Hi all,

I am playing around with gnomad data and wondering if there is an accepted way to extrapolate allele frequencies from gnomad out to get an approximate number of people affected in a given population.

My efforts have been based on using the Hardy Weinberg formula but I don't think I am using it correctly.

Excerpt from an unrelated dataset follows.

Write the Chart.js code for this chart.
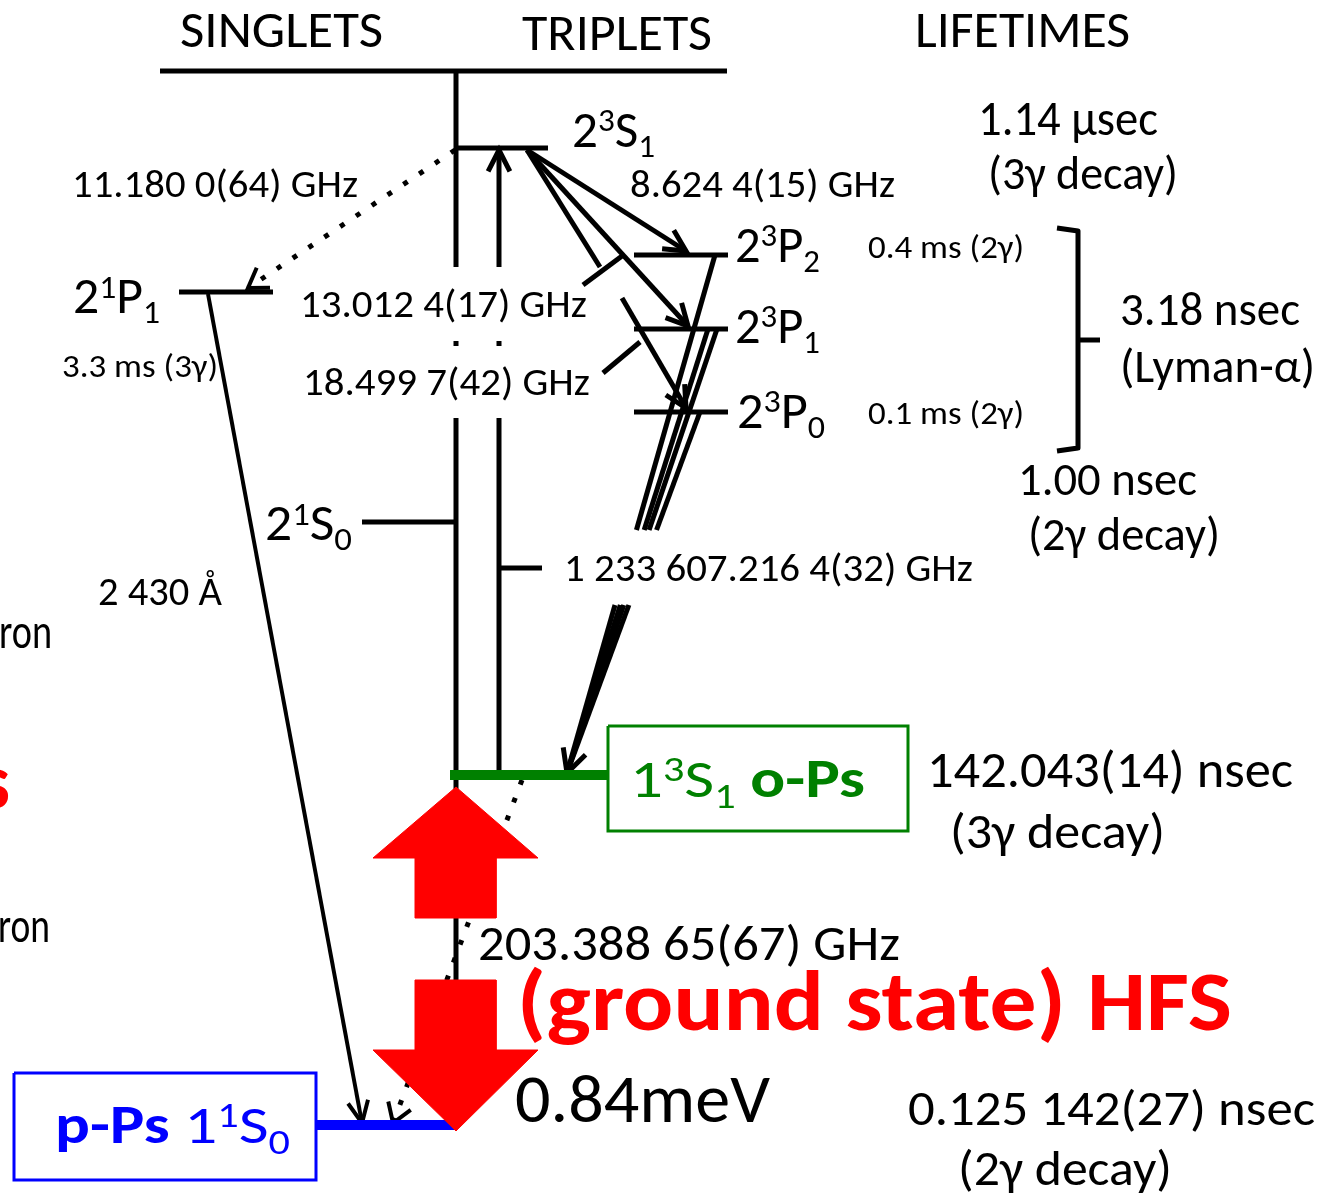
<!DOCTYPE html>
<html>
<head>
<meta charset="utf-8">
<script src="https://cdn.jsdelivr.net/npm/chart.js@4.4.1/dist/chart.umd.min.js"></script>
<style>
  html, body { margin: 0; padding: 0; background: #fff; }
  canvas { display: block; }
</style>
</head>
<body>
<canvas id="diagram" width="1335" height="1200"></canvas>
<script>
// ---- diagram data (positions in diagram units, y grows downward) ----

// energy levels: [x start, x end, y]
const levelLines = [
  [160, 727, 71],   // header rule
  [456, 548, 148],  // 2 3S1
  [179, 273, 292],  // 2 1P1
  [634, 728, 255],  // 2 3P2
  [634, 728, 329],  // 2 3P1
  [634, 728, 412],  // 2 3P0
  [362, 456, 522]   // 2 1S0
];
const orthoLevel = [450, 608, 775];
const paraLevel = [316, 456, 1125];

// vertical stems: [x, y top, y bottom]
const stems = [
  [456, 71, 267], [456, 341, 346], [456, 418, 1125],
  [499, 341, 346], [499, 418, 775]
];

// plain strokes: [x1, y1, x2, y2]
const strokes = [
  [499, 568, 542, 568],
  [527, 150, 600, 267],
  [583, 285, 622, 256],
  [603, 373, 640, 342]
];

// arrows with open heads at the end point
const arrows = [
  [499, 267, 499, 150],
  [527, 150, 686, 251],
  [527, 150, 688, 326],
  [622, 298, 686, 408]
];
const p1Decay = [208, 294, 362, 1123];

// 2 3P -> 1 3S1 lines, broken where the label sits
const decayFrom = [[715, 255], [717, 329], [708, 329], [700, 412]];
const decayTip = [567, 773];
const decayGap = [530, 605];

// dotted transitions
const dottedArrows = [
  [455, 150, 248, 288],
  [522, 780, 393, 1123]
];

// HFS double arrow
const hfsUp = [[456, 787], [538, 858], [496, 858], [496, 918], [415, 918], [415, 858], [373, 858]];
const hfsDown = [[415, 980], [496, 980], [496, 1050], [538, 1050], [456, 1131], [373, 1050], [415, 1050]];

// lifetime bracket
const bracket = [[1057, 228], [1078, 231], [1078, 448], [1057, 451]];
const bracketTick = [[1078, 340], [1100, 340]];

// state boxes: [x1, y1, x2, y2]
const orthoBox = [608, 726, 908, 831];
const paraBox = [14, 1073, 316, 1180];

// texts (^ = superscript next char, _ = subscript next char, * toggles bold)
const labelTexts = [
  'SINGLETS', 'TRIPLETS', 'LIFETIMES',
  '2^3S_1', '1.14 μsec', '(3γ decay)',
  '11.180 0(64) GHz', '8.624 4(15) GHz',
  '2^3P_2', '0.4 ms (2γ)', '2^1P_1', '13.012 4(17) GHz',
  '2^3P_1', '3.18 nsec', '3.3 ms (3γ)', '18.499 7(42) GHz',
  '(Lyman-α)', '2^3P_0', '0.1 ms (2γ)', '1.00 nsec', '(2γ decay)',
  '2^1S_0', '1 233 607.216 4(32) GHz', '2 430 Å', 'ron', '*s*', 'ron',
  '1^3S_1 *o-Ps*', '142.043(14) nsec', '(3γ decay)',
  '203.388 65(67) GHz', '*(ground state) HFS*', '0.84meV',
  '0.125 142(27) nsec', '(2γ decay)', '*p-Ps* 1^1S_0'
];

// ---- layout for the texts: [x left, baseline, font size, width, colour] ----
const RED = '#ff0000', GREEN = '#008000', BLUE = '#0000ff', INK = '#000000';
const labelLayout = [
  [180, 47, 47, 203], [522, 50, 47, 190], [915, 47, 47, 215],
  [572, 147, 47, 83], [978, 135, 44, 180], [988, 189, 43, 190],
  [72, 197, 35, 286], [630, 197, 35, 265],
  [735, 262, 47, 85], [868, 258, 29, 156], [73, 313, 46, 87], [300, 317, 35, 287],
  [735, 343, 47, 85], [1120, 325, 42, 180], [62, 377, 29, 156], [303, 395, 35, 287],
  [1120, 382, 42, 195], [737, 428, 47, 88], [868, 424, 29, 156], [1018, 495, 43, 179], [1028, 550, 43, 192],
  [265, 540, 46, 87], [564, 581, 36, 409], [98, 605, 37, 124], [-1, 648, 44, 53], [-20, 808, 72, 30, RED], [-2, 942, 44, 52],
  [630, 797, 49, 235, GREEN], [927, 787, 46, 366], [950, 848, 45, 215],
  [478, 960, 45, 422], [517, 1030, 77, 715, RED], [515, 1122, 61, 255],
  [908, 1125, 45, 407], [958, 1185, 45, 214], [55, 1143, 49, 235, BLUE]
];

const FONT = 'Carlito, Lato, "Open Sans", sans-serif';
const SIZE_FIX = 1.1; // Lato runs a little shorter than the original face

// ---- build datasets ----
const datasets = [];
function addLine(points, opts) {
  datasets.push(Object.assign({
    data: points.map(p => ({ x: p[0], y: p[1] })),
    borderColor: INK,
    borderWidth: 5,
    pointRadius: 0,
    fill: false,
    tension: 0,
    borderCapStyle: 'butt',
    borderJoinStyle: 'miter',
    order: 2
  }, opts));
}
function head(x1, y1, x2, y2, len, ang) {
  const a = Math.atan2(y1 - y2, x1 - x2);
  return [
    [x2 + len * Math.cos(a + ang), y2 + len * Math.sin(a + ang)],
    [x2, y2],
    [x2 + len * Math.cos(a - ang), y2 + len * Math.sin(a - ang)]
  ];
}
const HEAD_ANG = 27 * Math.PI / 180;

// red HFS arrows on top
addLine(hfsUp.concat([hfsUp[0]]), { borderColor: RED, backgroundColor: RED, borderWidth: 1, fill: 'shape', order: 0 });
addLine(hfsDown.concat([hfsDown[0]]), { borderColor: RED, backgroundColor: RED, borderWidth: 1, fill: 'shape', order: 0 });

// ground state levels
addLine([[orthoLevel[0], orthoLevel[2]], [orthoLevel[1], orthoLevel[2]]], { borderColor: GREEN, borderWidth: 10, order: 1 });
addLine([[paraLevel[0], paraLevel[2]], [paraLevel[1], paraLevel[2]]], { borderColor: BLUE, borderWidth: 10, order: 1 });

levelLines.forEach(l => addLine([[l[0], l[2]], [l[1], l[2]]], { borderWidth: 5 }));
stems.forEach(s => addLine([[s[0], s[1]], [s[0], s[2]]], { borderWidth: 5 }));
strokes.forEach(s => addLine([[s[0], s[1]], [s[2], s[3]]], { borderWidth: 5 }));

arrows.forEach(a => {
  addLine([[a[0], a[1]], [a[2], a[3]]], { borderWidth: 5 });
  addLine(head(a[0], a[1], a[2], a[3], 24, HEAD_ANG), { borderWidth: 5 });
});
addLine([[p1Decay[0], p1Decay[1]], [p1Decay[2], p1Decay[3]]], { borderWidth: 4 });
addLine(head(p1Decay[0], p1Decay[1], p1Decay[2], p1Decay[3], 24, 25 * Math.PI / 180), { borderWidth: 4 });

decayFrom.forEach(p => {
  const at = y => p[0] + (decayTip[0] - p[0]) * (y - p[1]) / (decayTip[1] - p[1]);
  addLine([p, [at(decayGap[0]), decayGap[0]]], { borderWidth: 5 });
  addLine([[at(decayGap[1]), decayGap[1]], decayTip], { borderWidth: 5 });
});
addLine(head(decayFrom[1][0], decayFrom[1][1], decayTip[0], decayTip[1], 26, HEAD_ANG), { borderWidth: 5 });

dottedArrows.forEach(d => {
  addLine([[d[0], d[1]], [d[2], d[3]]], { borderWidth: 5, borderDash: [5, 14], order: 3 });
  addLine(head(d[0], d[1], d[2], d[3], 22, 33 * Math.PI / 180), { borderWidth: 4, order: 3 });
});

addLine(bracket, { borderWidth: 5, borderJoinStyle: 'round' });
addLine(bracketTick, { borderWidth: 5 });

function boxPath(b) {
  return [[b[0], b[1]], [b[2], b[1]], [b[2], b[3]], [b[0], b[3]], [b[0], b[1]]];
}
addLine(boxPath(orthoBox), { borderColor: GREEN, borderWidth: 3 });
addLine(boxPath(paraBox), { borderColor: BLUE, borderWidth: 3 });

// ---- rich text drawing ----
function parseRuns(str) {
  const runs = [];
  let bold = false, mode = '';
  for (const ch of str) {
    if (ch === '*') { bold = !bold; continue; }
    if (ch === '^' || ch === '_') { mode = ch; continue; }
    const last = runs[runs.length - 1];
    if (last && last.bold === bold && last.mode === mode) last.t += ch;
    else runs.push({ t: ch, bold, mode });
    mode = '';
  }
  return runs;
}
function runFont(r, size) {
  const s = r.mode ? size * 0.65 : size;
  return (r.bold ? 'bold ' : '') + s.toFixed(1) + 'px ' + FONT;
}

const textPlugin = {
  id: 'diagramText',
  afterDatasetsDraw(chart) {
    const ctx = chart.ctx;
    const xs = chart.scales.x, ys = chart.scales.y;
    labelTexts.forEach((txt, i) => {
      const [lx, ly, baseSize, width, color] = labelLayout[i];
      const size = baseSize * SIZE_FIX;
      const runs = parseRuns(txt);
      let natural = 0;
      runs.forEach(r => { ctx.font = runFont(r, size); r.w = ctx.measureText(r.t).width; natural += r.w; });
      const sx = width / natural;
      ctx.save();
      ctx.translate(xs.getPixelForValue(lx), ys.getPixelForValue(ly));
      ctx.scale(sx, 1);
      ctx.fillStyle = color || INK;
      ctx.textBaseline = 'alphabetic';
      ctx.textAlign = 'left';
      let cx = 0;
      runs.forEach(r => {
        ctx.font = runFont(r, size);
        const dy = r.mode === '^' ? -0.3 * size : r.mode === '_' ? 0.2 * size : 0;
        ctx.fillText(r.t, cx, dy);
        cx += r.w;
      });
      ctx.restore();
    });
  }
};

new Chart(document.getElementById('diagram'), {
  type: 'line',
  data: { datasets },
  options: {
    responsive: false,
    devicePixelRatio: 1,
    animation: false,
    layout: { padding: 0 },
    scales: {
      x: { type: 'linear', min: 0, max: 1335, display: false },
      y: { type: 'linear', min: 0, max: 1200, reverse: true, display: false }
    },
    plugins: {
      legend: { display: false },
      tooltip: { enabled: false }
    },
    events: []
  },
  plugins: [textPlugin]
});
</script>
</body>
</html>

For example, in gnomad the variant ABCA4:c.5461-10T>C which is linked to the autosomal recessive Stargardts disease has a minor allele frequency of 0.0002272 in the non-Finnish European population. A quick google gave me over 700M for Europe and 6M in Finland leaving me with 694M individuals. Applying the Hardy Weinberg equation to this data I get the following:

F(q) = 0.0002272; F(p) = 0.9997728

F(pp) = 0.99954; F(pq) = 0.00022714; F(qq) = 0.00000000516

So taking the predicted hom_alt (autosomal recessive) and applying that to the 694M individuals I get 36 individuals. 1 in 8-10 thousand people have Stargardt disease according to https://nei.nih.gov/health/stargardt/star_facts so this should be closer to 87000.

Would someone be able to point me in the right direction or maybe tell me whether or not this is feasible?
*Many* thanks for any help in advance.

Cheers

As a first quick comment: Hardy weinberg equilibrium is only valid for alleles on which no natural selection happens. Therefore you probably shouldn't use it for disease causing variants.